Thursday, January 8, 2015

Gone

On Tuesday, we said goodbye to another angel.

We had kept this pregnancy quiet. Played the round of treatment close to the vest. I held back from blogging and sharing. I had to make the decision to move forward with treatment after the October miscarriage very quickly. We began during the first week of November. On December 1st, our test was positive. I believed that this was our miracle baby. The rainbow after the storm. The answer to a million desperate prayers.

Everything was normal. Terrifying and stressful, but normal. No cramping or bleeding. I felt so different from the last time. But every moment was laced with fear that this pregnancy too would end in heartbreak. I watched friends around me announce pregnancies with no trepidation. People with the same due dates shared their news joyfully, while we waited in restrained terror and bitter jealousy that we could not share the same news. Early scans and blood tests are a special kind of hell reserved for people who deal with infertility. While other couples think of names and plan nurseries, we wait for the next test result and next ultrasound to give us a flicker of hope that things are ok.

On December 29th, nearly a month after our positive test, we knew there was a problem. We could see our sweet baby in the ultrasound, but there wasn't a heartbeat. Baby was measuring small for 8 weeks. We took a wait and see approach and hoped the next week would give us a miracle. We would know at 6:45 am on Monday.

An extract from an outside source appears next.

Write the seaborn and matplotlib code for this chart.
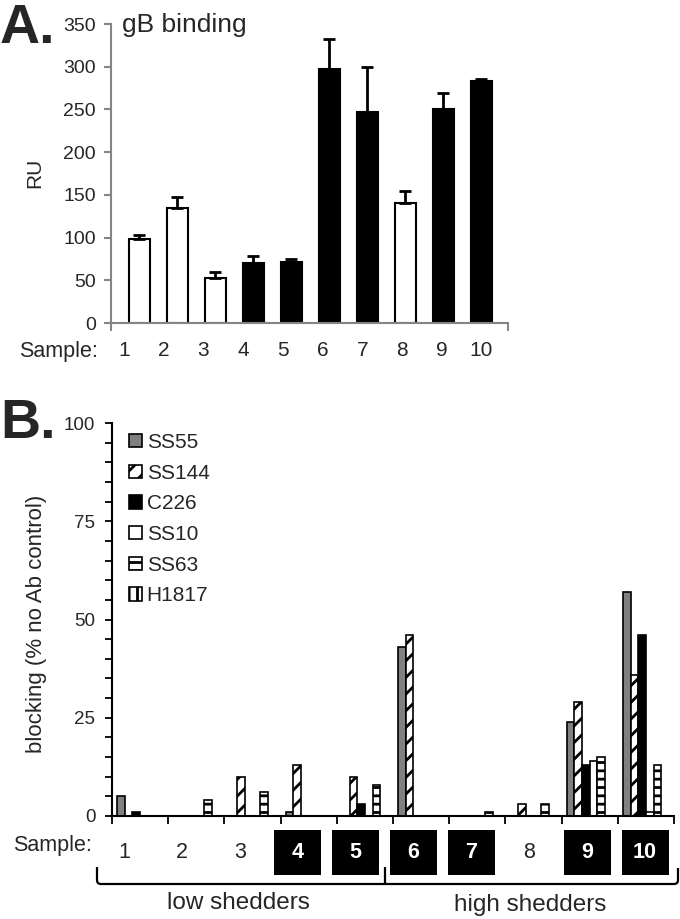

Sunday night, the pain began. A tearing and ripping feeling that took my breath away all through the night. I clutched my already showing stomach in desperation and sobbed while my husband held me. The spotting started, and I knew. I told baby that if they needed to go home, to go back to Heaven, then they could go and we would be okay. And I knew that our angel was gone. Nine weeks gone in the blink of an eye.

Monday morning's ultrasound confirmed the bleed and the start of a miscarriage. It is almost surely due to genetic and developmental abnormalities. Which feels like the most meaningless reason ever for two people who want a baby more than anything in the world to lose one. Another one. The second in three months. It is too much to bear. Too much to handle.

The worst of it is over physically. The pain was beyond anything I could imagine. I have no words to describe what happened. I only know that if my husband had not been there for every second of that experience, holding me up and keeping me from slipping away with the unimaginable pain, I would not have been able to make it through. Nobody prepares you for what it will be like to lose your baby after it has started developing and you have seen it on an ultrasound. Nothing prepares you for that kind of pain.

I think right now I am too numb to process everything. I am grateful for powerful painkillers helping me to get through these few very painful days. But I know when those wear off I will be angry and confused and utterly broken again.

August 11th should have been the day our dreams came true. Now I'm not sure what it will be. I'm hoping we'll have a new dream in progress by then. But the dream we lost on January 6th will never be forgotten.